Il faut aussi tenir compte des effets directs et indirects de la croissance du PIB. Le libre-échange élargit, en effet, la base d’exportation, mais la croissance du PIB qui découle d’une hausse des exportations est souvent compensée, du moins en partie, par une hausse de la demande d’importations. Cela s’explique par le fait que des produits importés sont utilisés dans les procédés de fabrication, dans une proportion qui varie d’une industrie à l’autre. Voilà un bon exemple d’effets indirects. Nous savons que les entreprises qui exportent gagnent en productivité et prennent une envergure plus grande que celles qui n’exportent pas. De plus, les entreprises qui grandissent plus vite créent plus d’emplois et offrent de meilleurs salaires, ce qui favorise la consommation et l’investissement à l’échelle nationale. Si l’entreprise œuvre dans un secteur international en pleine croissance, elle devra renforcer sa capacité concurrentielle afin de percer, croître et réussir à l’étranger. Une croissance plus rapide n’arrive pas du jour au lendemain, mais rehausse l’expérience et la faculté d’adaptation des entreprises. Au bout du compte, ces dernières font de meilleurs commerçants.

Vous avez mené un sondage sur les principales préoccupations des exportateurs. Quelles sont-elles?

Selon l’indice de confiance commerciale, les problèmes liés à la frontière canado-américaine constituent la préoccupation numéro un. Nous avons sondé les entreprises canadiennes au sujet de tous les accords commerciaux internationaux auxquels le Canada est partie, et seulement la moitié environ connaissait l’AECG. Il faut dire, par contre, que ce sondage remonte à 2015 et que, probablement, bien plus d’entreprises le connaissent aujourd’hui. Avec les accords de libre-échange, il faut savoir s’y retrouver et bien comprendre les moyens d’en tirer parti. Par exemple, les formulaires sur les règles d’origine peuvent être complexes.
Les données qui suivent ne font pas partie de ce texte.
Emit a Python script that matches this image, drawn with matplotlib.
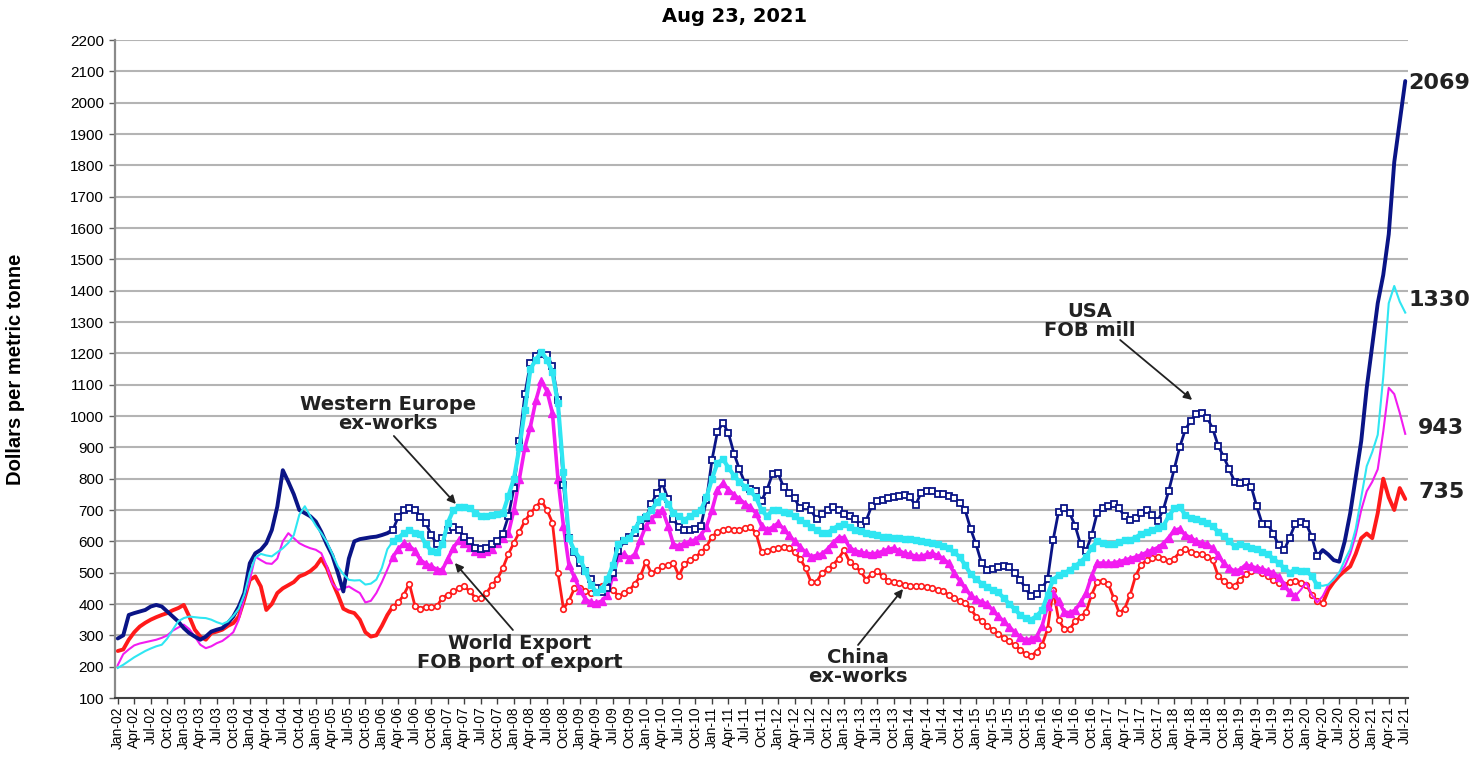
import matplotlib
matplotlib.use("Agg")
import matplotlib.pyplot as plt
import numpy as np

# ---------------- data (monthly, Jan-02 .. Jul-21), US$ per metric tonne ----------------
usa_fob_mill = [
    290, 300, 365, 371, 376, 381, 392, 397, 392, 376, 360, 344,      # 2002
    323, 307, 296, 286, 296, 312, 318, 323, 339, 360, 392, 435,      # 2003
    530, 562, 573, 594, 636, 711, 827, 790, 750, 700, 690, 680,      # 2004
    663, 630, 590, 555, 500, 440, 545, 600, 607, 610, 613, 615,      # 2005
    620, 626, 636, 679, 700, 705, 700, 679, 658, 620, 590, 610,      # 2006
    636, 645, 636, 615, 602, 580, 575, 578, 590, 600, 625, 680,      # 2007
    770, 920, 1070, 1170, 1190, 1199, 1195, 1160, 1050, 780, 610, 565,  # 2008
    530, 505, 480, 450, 437, 450, 500, 570, 600, 615, 626, 650,      # 2009
    675, 720, 755, 785, 735, 670, 645, 636, 636, 640, 650, 732,      # 2010
    860, 950, 978, 945, 880, 830, 785, 768, 760, 730, 765, 815,      # 2011
    817, 774, 755, 738, 705, 712, 700, 670, 688, 700, 710, 700,      # 2012
    688, 680, 670, 652, 665, 712, 728, 732, 738, 743, 746, 748,      # 2013
    740, 715, 755, 762, 760, 752, 750, 746, 738, 722, 700, 640,      # 2014
    590, 530, 510, 512, 518, 522, 518, 500, 477, 450, 425, 432,      # 2015
    450, 480, 604, 695, 705, 690, 650, 590, 570, 620, 690, 705,      # 2016
    712, 720, 705, 680, 668, 675, 690, 700, 683, 665, 700, 760,      # 2017
    830, 900, 955, 985, 1005, 1010, 995, 960, 905, 870, 830, 790,    # 2018
    785, 790, 775, 712, 656, 656, 625, 587, 572, 612, 656, 662,      # 2019
    656, 615, 552, 572, 558, 540, 535, 600, 690, 805, 920, 1090,     # 2020
    1225, 1360, 1450, 1580, 1810, 1940, 2069,                        # 2021
]

western_europe = [
    196, 206, 218, 230, 240, 250, 258, 265, 270, 290, 318, 345,
    355, 360, 358, 356, 355, 350, 342, 336, 344, 362, 385, 430,
    500, 548, 560, 555, 552, 565, 578, 595, 620, 685, 712, 680,
    650, 626, 598, 560, 520, 495, 477, 475, 476, 462, 465, 478,
    515, 575, 600, 612, 626, 636, 628, 622, 590, 570, 565, 590,
    660, 700, 710, 708, 705, 692, 682, 680, 684, 688, 690, 745,
    800, 900, 1020, 1150, 1180, 1205, 1180, 1140, 1040, 820, 610, 570,
    545, 505, 462, 437, 448, 480, 525, 590, 604, 610, 640, 670,
    680, 700, 725, 745, 720, 690, 680, 668, 680, 690, 700, 740,
    800, 850, 862, 835, 810, 790, 774, 760, 740, 700, 680, 700,
    700, 695, 690, 680, 668, 658, 647, 636, 628, 626, 640, 650,
    655, 645, 636, 632, 628, 625, 620, 615, 613, 612, 610, 608,
    606, 604, 600, 597, 594, 590, 585, 578, 565, 550, 525, 495,
    480, 465, 455, 445, 437, 420, 400, 385, 365, 355, 350, 362,
    380, 430, 478, 492, 498, 508, 520, 535, 551, 580, 600, 595,
    592, 590, 598, 603, 605, 612, 624, 630, 637, 642, 648, 680,
    705, 710, 685, 675, 670, 665, 658, 648, 630, 616, 600, 585,
    590, 585, 578, 575, 565, 558, 545, 530, 515, 500, 510, 505,
    505, 490, 460, 458, 462, 478, 500, 540, 575, 640, 740, 840,
    885, 940, 1125, 1360, 1415, 1365, 1330,
]

world_export = [
    205, 240, 255, 268, 274, 278, 282, 286, 292, 300, 315, 325,
    334, 320, 296, 270, 259, 265, 275, 282, 295, 310, 350, 420,
    477, 551, 540, 530, 528, 545, 600, 626, 610, 594, 585, 578,
    573, 562, 520, 466, 445, 450, 456, 445, 435, 405, 410, 435,
    470, 510, 551, 575, 594, 585, 570, 541, 528, 520, 510, 509,
    545, 580, 604, 595, 583, 568, 562, 568, 575, 594, 610, 626,
    700, 800, 900, 966, 1050, 1112, 1080, 1010, 800, 650, 525, 485,
    445, 415, 405, 403, 410, 430, 490, 550, 560, 545, 560, 605,
    650, 672, 690, 700, 650, 590, 585, 594, 600, 605, 620, 647,
    700, 765, 785, 765, 748, 735, 720, 708, 690, 650, 636, 645,
    658, 640, 620, 600, 583, 565, 551, 555, 560, 575, 595, 612,
    612, 580, 570, 565, 562, 560, 562, 568, 575, 578, 570, 562,
    558, 553, 552, 558, 562, 555, 545, 530, 500, 475, 450, 428,
    415, 406, 400, 380, 362, 345, 328, 310, 295, 285, 288, 296,
    330, 395, 435, 410, 375, 372, 380, 405, 435, 490, 530, 531,
    530, 531, 535, 540, 545, 550, 556, 565, 572, 580, 592, 612,
    635, 640, 620, 612, 600, 595, 590, 578, 555, 530, 515, 505,
    510, 525, 520, 515, 512, 505, 500, 485, 460, 437, 425, 445,
    468, 430, 405, 425, 460, 480, 500, 520, 560, 620, 700, 760,
    790, 830, 950, 1090, 1070, 1010, 943,
]

china_ex_works = [
    250, 255, 286, 310, 328, 340, 350, 358, 365, 371, 380, 387,
    397, 360, 318, 296, 286, 307, 312, 318, 330, 339, 360, 415,
    477, 488, 456, 381, 400, 435, 450, 460, 470, 488, 495, 505,
    520, 545, 515, 470, 430, 385, 376, 371, 350, 310, 296, 300,
    330, 365, 392, 405, 430, 465, 395, 385, 392, 390, 393, 420,
    430, 440, 450, 456, 440, 420, 418, 435, 460, 480, 515, 560,
    595, 630, 665, 690, 710, 730, 700, 660, 500, 385, 410, 450,
    450, 440, 435, 445, 456, 450, 445, 425, 435, 445, 465, 490,
    535, 498, 508, 520, 525, 530, 490, 528, 540, 550, 565, 583,
    615, 630, 636, 638, 636, 636, 642, 647, 626, 565, 570, 575,
    578, 583, 578, 565, 545, 515, 470, 470, 500, 512, 525, 545,
    572, 535, 520, 505, 478, 495, 505, 488, 475, 470, 466, 462,
    458, 456, 456, 455, 450, 446, 440, 430, 418, 410, 403, 385,
    360, 345, 330, 318, 305, 292, 282, 268, 254, 240, 235, 248,
    270, 320, 445, 350, 320, 320, 345, 360, 375, 430, 470, 475,
    465, 420, 372, 385, 430, 490, 525, 540, 548, 550, 545, 537,
    545, 565, 575, 565, 560, 558, 550, 540, 490, 472, 462, 458,
    478, 495, 505, 512, 500, 490, 478, 468, 462, 470, 475, 468,
    462, 430, 410, 402, 445, 470, 490, 506, 520, 560, 610, 625,
    610, 690, 800, 740, 700, 770, 735,
]

tick_months = ["Jan", "Apr", "Jul", "Oct"]
tick_years = list(range(2002, 2022))
tick_labels = [f"{mo}-{yr % 100:02d}" for yr in tick_years for mo in tick_months][:79]

end_labels = ["2069", "1330", "943", "735"]

# ---------------- styling ----------------
NAVY = "#0a1486"
CYAN = "#2fe6f2"
MAGENTA = "#f21cf0"
RED = "#ff1a1a"

fig = plt.figure(figsize=(14.73, 7.61), dpi=100)
W, H = 1473, 761
ax = fig.add_axes([115 / W, 1 - 698 / H, (1408 - 115) / W, (698 - 40) / H])

n = len(usa_fob_mill)
x = np.arange(n)

ax.set_xlim(-0.5, n - 0.5)
ax.set_ylim(100, 2200)
ax.set_yticks(np.arange(100, 2201, 100))
ax.yaxis.grid(True, color="#b4b4b4", linewidth=1.5)
ax.set_axisbelow(True)

for s in ["top", "right"]:
    ax.spines[s].set_visible(False)
ax.spines["left"].set_color("#8a8a8a")
ax.spines["left"].set_linewidth(1.6)
ax.spines["bottom"].set_color("#404040")
ax.spines["bottom"].set_linewidth(1.5)


def seg(data, a, b):
    a = max(a, 0)
    b = min(b, len(data) - 1)
    return x[a:b + 1], np.array(data[a:b + 1], dtype=float)


MS = 50  # markers start (mid-2006)

# China (red): thick plain line, hollow small markers in middle period
for a, b in [(0, MS), (219, n - 1)]:
    xx, yy = seg(china_ex_works, a, b)
    ax.plot(xx, yy, color=RED, lw=2.8, zorder=2, solid_capstyle="round")
xx, yy = seg(china_ex_works, MS, 219)
ax.plot(xx, yy, color=RED, lw=2.0, marker="o", ms=4.0, mfc="white", mec=RED,
        mew=1.2, zorder=2)

# World export (magenta)
for a, b in [(0, MS), (214, n - 1)]:
    xx, yy = seg(world_export, a, b)
    ax.plot(xx, yy, color=MAGENTA, lw=1.5, zorder=3)
xx, yy = seg(world_export, MS, 214)
ax.plot(xx, yy, color=MAGENTA, lw=2.6, marker="^", ms=5.2, mfc=MAGENTA, mec=MAGENTA,
        zorder=3)

# USA (navy)
for a, b in [(0, MS), (218, n - 1)]:
    xx, yy = seg(usa_fob_mill, a, b)
    ax.plot(xx, yy, color=NAVY, lw=2.8, zorder=4, solid_capstyle="round")
xx, yy = seg(usa_fob_mill, MS, 218)
ax.plot(xx, yy, color=NAVY, lw=2.0, marker="s", ms=5.0, mfc="white", mec=NAVY,
        mew=1.3, zorder=4)

# Western Europe (cyan)
for a, b in [(0, MS), (218, n - 1)]:
    xx, yy = seg(western_europe, a, b)
    ax.plot(xx, yy, color=CYAN, lw=1.5, zorder=5)
xx, yy = seg(western_europe, MS, 218)
ax.plot(xx, yy, color=CYAN, lw=3.0, marker="s", ms=5, mfc=CYAN, mec=CYAN, zorder=5)

# ---------------- axes ticks ----------------
ax.set_xticks(np.arange(0, 3 * len(tick_labels), 3))
ax.set_xticklabels(tick_labels, rotation=90, fontsize=10, family="Liberation Sans")
ax.tick_params(axis="x", length=4, width=1, color="#404040", pad=2)
ax.tick_params(axis="y", length=4, width=1, color="#606060", pad=4)
for lab in ax.get_yticklabels():
    lab.set_family("Liberation Sans")
    lab.set_fontsize(11)

ax.set_ylabel("Dollars per metric tonne", fontsize=14.5, fontweight="bold",
              family=["Liberation Sans Narrow", "Liberation Sans"])
ax.yaxis.set_label_coords((25 - 115) / 1293, 0.5)

fig.text(0.499, 0.978, "Aug 23, 2021", ha="center", va="center", fontsize=14,
         fontweight="bold", family="DejaVu Sans")

# ---------------- annotations ----------------
def px2data(px, py):
    return (px - 118) / 5.5, 100 + (698 - py) / 0.3133

ann_font = dict(fontsize=14, fontweight="bold", family="DejaVu Sans", color="#222222",
                ha="center", va="center", linespacing=1.0)
arrow = dict(arrowstyle="-|>", color="#222222", lw=1.3, mutation_scale=12,
             shrinkA=0, shrinkB=0)

def note(text, text_px, start_px, tip_px):
    tx, ty = px2data(*text_px)
    ax.text(tx, ty, text, zorder=10, **ann_font)
    ax.annotate("", xy=px2data(*tip_px), xytext=px2data(*start_px),
                arrowprops=arrow, zorder=10)

note("Western Europe\nex-works", (388, 414), (394, 436), (456, 504))
note("World Export\nFOB port of export", (520, 653), (513, 630), (455, 563))
note("China\nex-works", (858, 667), (858, 645), (903, 589))
note("USA\nFOB mill", (1090, 321), (1120, 340), (1192, 400))

lab_font = dict(fontsize=16, fontweight="bold", family="DejaVu Sans", color="#222222",
                va="center", ha="left", clip_on=False)
for txt, (px, py) in zip(end_labels, [(1408, 83), (1408, 300), (1418, 428), (1418, 492)]):
    tx, ty = px2data(px, py)
    ax.text(tx, ty, txt, **lab_font)

fig.savefig("out.png", dpi=100)
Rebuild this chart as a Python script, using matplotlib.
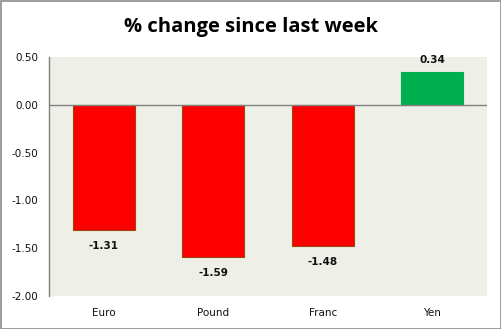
import matplotlib
matplotlib.use('Agg')
import matplotlib.pyplot as plt
from matplotlib.patches import Rectangle

# 데이터
categories = ['Euro', 'Pound', 'Franc', 'Yen']
values = [-1.31, -1.59, -1.48, 0.34]
value_labels = ['-1.31', '-1.59', '-1.48', '0.34']
ytick_values = [0.5, 0.0, -0.5, -1.0, -1.5, -2.0]

W, H = 502, 329
fig = plt.figure(figsize=(W / 100, H / 100), dpi=100)
fig.patch.set_facecolor('white')
# 바깥 테두리
fig.patches.append(Rectangle((0.5 / W, 0.5 / H), 1 - 1.5 / W, 1 - 1.5 / H,
                             transform=fig.transFigure, fill=False,
                             edgecolor='#8c8c8c', linewidth=1.2))

# 플롯 영역 (픽셀 기준 좌표)
left, right, top, bottom = 49, 487, 57, 296
ax = fig.add_axes([left / W, 1 - bottom / H, (right - left) / W, (bottom - top) / H])
ax.set_facecolor('#eef0e8')

colors = ['#ff0000' if v < 0 else '#00b050' for v in values]
edges = ['#984807' if v < 0 else '#00b050' for v in values]
x = list(range(len(categories)))
ax.bar(x, values, width=0.57, color=colors, edgecolor=edges, linewidth=0.8, zorder=3)

ax.set_xlim(-0.5, len(categories) - 0.5)
ax.set_ylim(-2.0, 0.5)
ax.axhline(0, color='#808080', linewidth=1, zorder=4)

for xi, v, lab in zip(x, values, value_labels):
    off = -11.5 if v < 0 else 9
    ax.annotate(lab, (xi, v), xytext=(0, off), textcoords='offset points',
                ha='center', va='center', fontsize=7.5, fontweight='bold',
                color='#111111', family='DejaVu Sans')

ax.set_yticks(ytick_values)
ax.set_yticklabels([f'{t:.2f}' for t in ytick_values], fontsize=7.5, color='#111111')
ax.set_xticks(x)
ax.set_xticklabels(categories, fontsize=7.5, color='#111111')
ax.tick_params(axis='y', length=0, pad=8)
ax.tick_params(axis='x', length=0, pad=9)

for s in ['top', 'right', 'bottom']:
    ax.spines[s].set_visible(False)
ax.spines['left'].set_color('#808080')
ax.spines['left'].set_linewidth(1)

fig.text(0.5, 1 - 27 / H, '% change since last week', ha='center', va='center',
         fontsize=14.5, fontweight='bold', family=['Open Sans', 'DejaVu Sans'])

fig.savefig('out.png', dpi=100)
Certaines entreprises canadiennes trouvent la paperasse tellement lourde qu’elles ne profitent pas des avantages qu’offrent les accords et continuent d’exporter selon les règles de la nation la plus favorisée de l’Organisation mondiale du commerce. Et cela nuit sûrement plus aux PME.

Quels sont les avantages de l’AECG pour le Canada?

L’AECG répond bien au besoin du Canada de diversifier ses relations commerciales. Pour nos exportateurs, l’UE est un marché vaste et diversifié qui leur permet d’étendre leur portée ou de percer des marchés à créneaux. L’AECG améliorera l’accès aux marchés, et les PME pourront profiter des occasions dans l’UE sans pour autant y établir une société affiliée. De plus, ses règles transparentes sur la propriété intellectuelle réduisent le risque et facilitent les ventes sur les marchés de l’UE. Enfin, l’AECG allège la paperasse et le fardeau réglementaire et simplifie la logistique. À bien y penser, le marché canadien n’est pas si grand – il ne compte que 36 millions d’âmes. Le marché mondial, lui, est gigantesque.

Quels sont les inconvénients de l’AECG pour le Canada?

Comme tous les autres accords de libre-échange, l’AECG libéralise les échanges bilatéraux entre le Canada et l’UE, ce qui présente, pour nous, à la fois des occasions et des défis. Tout dépend de l’avantage comparatif de chacun dans les différents secteurs.